Integrated Use of the Inverse Dispersion Technique and the Chamber Method to Determine N2O and NH3 Emissions from Agricultural Soils.

Nitrous oxide (N₂O), one of strong greenhouse gases (GHGs) with the global warming potential (GWP) value of 300, emitted from agricultural soils is mainly from the use of inorganic nitrogen fertilizer (e.g., anhydrous ammonia). The fluxes of GHGs emitted from soils are continuous, and dynamics and the soil heterogeneities result in the episodic gas emissions. The chamber methods are subject to the inherent limitations that substantially lead to the uncertainties in the estimations of GHG emissions, such as the small footprint (~ 0.6 m²) and the wild sampling interval (~ once a week).
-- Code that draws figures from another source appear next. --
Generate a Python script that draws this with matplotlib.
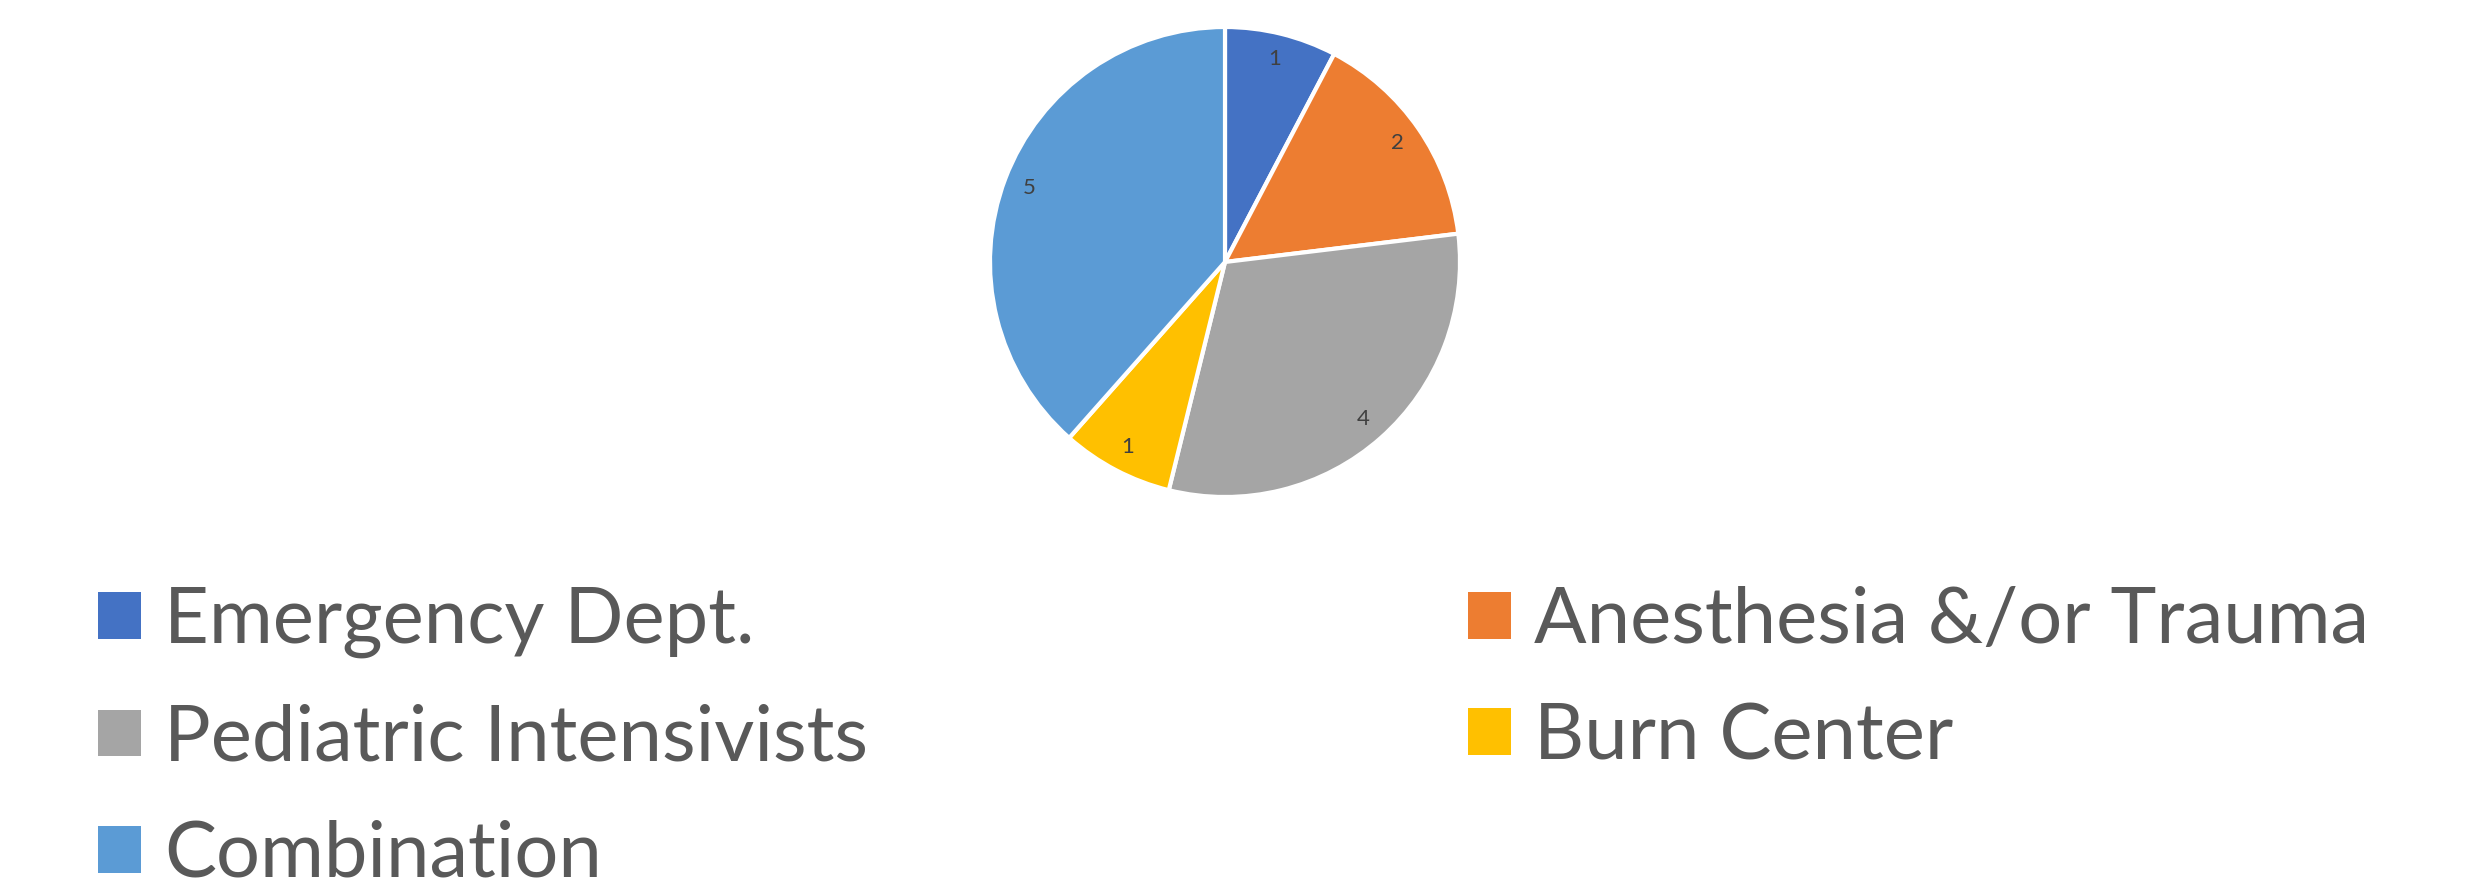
import matplotlib
matplotlib.use("Agg")
import matplotlib.pyplot as plt
from matplotlib.patches import Patch

# chart data
categories = ["Emergency Dept.", "Anesthesia &/or Trauma", "Pediatric Intensivists",
              "Burn Center", "Combination"]
counts = [1, 2, 4, 1, 5]
colors = ["#4472C4", "#ED7D31", "#A5A5A5", "#FFC000", "#5B9BD5"]

TEXT_COLOR = "#595959"
plt.rcParams["font.family"] = ["Lato", "DejaVu Sans"]

W, H, DPI = 2477, 892, 100
fig = plt.figure(figsize=(W / DPI, H / DPI), dpi=DPI)

# pie area: centre (1225, 262) px, radius 235 px
cx, cy, r = 1225, 262, 235
ax = fig.add_axes([(cx - r) / W, (H - cy - r) / H, 2 * r / W, 2 * r / H])
wedges, texts = ax.pie(
    counts, colors=colors, startangle=90, counterclock=False,
    labels=[str(c) for c in counts], labeldistance=0.89,
    wedgeprops=dict(edgecolor="white", linewidth=3),
    textprops=dict(color="#404040", fontsize=16, ha="center", va="center"),
)
for t in texts:
    t.set_horizontalalignment("center")
ax.set_xlim(-1, 1)
ax.set_ylim(-1, 1)
ax.set_aspect("equal")

# legend, laid out row-wise in two columns like the original
handles = [Patch(facecolor=c, edgecolor="none") for c in colors]
leg_kw = dict(frameon=False, fontsize=56, labelcolor=TEXT_COLOR,
              handlelength=0.55, handleheight=0.55, handletextpad=0.3,
              labelspacing=0.58, borderpad=0, borderaxespad=0)

left_idx = [0, 2, 4]
right_idx = [1, 3]
top = 1 - 586 / H
leg1 = fig.legend([handles[i] for i in left_idx], [categories[i] for i in left_idx],
                  loc="upper left", bbox_to_anchor=(98 / W, top), **leg_kw)
leg2 = fig.legend([handles[i] for i in right_idx], [categories[i] for i in right_idx],
                  loc="upper left", bbox_to_anchor=(1468 / W, top), **leg_kw)

fig.savefig("out.png", dpi=DPI, facecolor="white")
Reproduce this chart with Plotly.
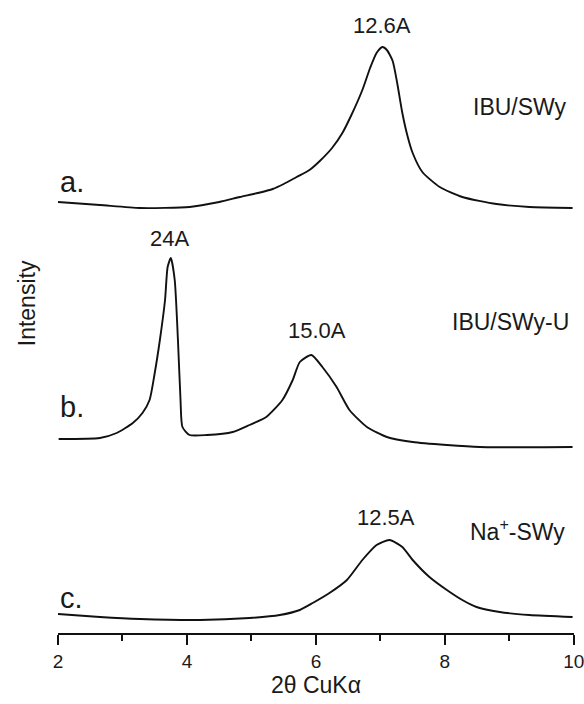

Open-path techniques combined with the inverse dispersion method is capable of acquiring the “real-time” data at a relatively high temporal resolution (minutes) and provides the gas emissions with a great spatial representative (> 100 m²). In this study, we determined N₂O emissions from the continuous maize fields with different field managements (i.e. Chisel plow vs. No-till, and Full (200 kg NH₃-N/ha) vs. Split (100+100 kg NH₃-N/ha) N applications in the Fall and Spring) using the chamber measurement and the open-path method. The results showed that the full application led to the higher N₂O emissions compared with the split application, and the cumulative N₂O emissions within the first 20 days after NH₃ applications indicated that the full N application during the Spring tended to cause higher N₂O emissions than the application during the Fall (Spring application: 10 kg ha^-1 vs. Fall application: 7.1 kg ha^-1). Furthermore, the open-path method can detect the diurnal fluctuations of N₂O emissions which were corresponding to the diurnal changes of soil temperature and wind speed, and the chamber method over underestimated N₂O emissions compared to the open-path method during the daytime because of the lack of considerations of turbulence effect on gas emissions.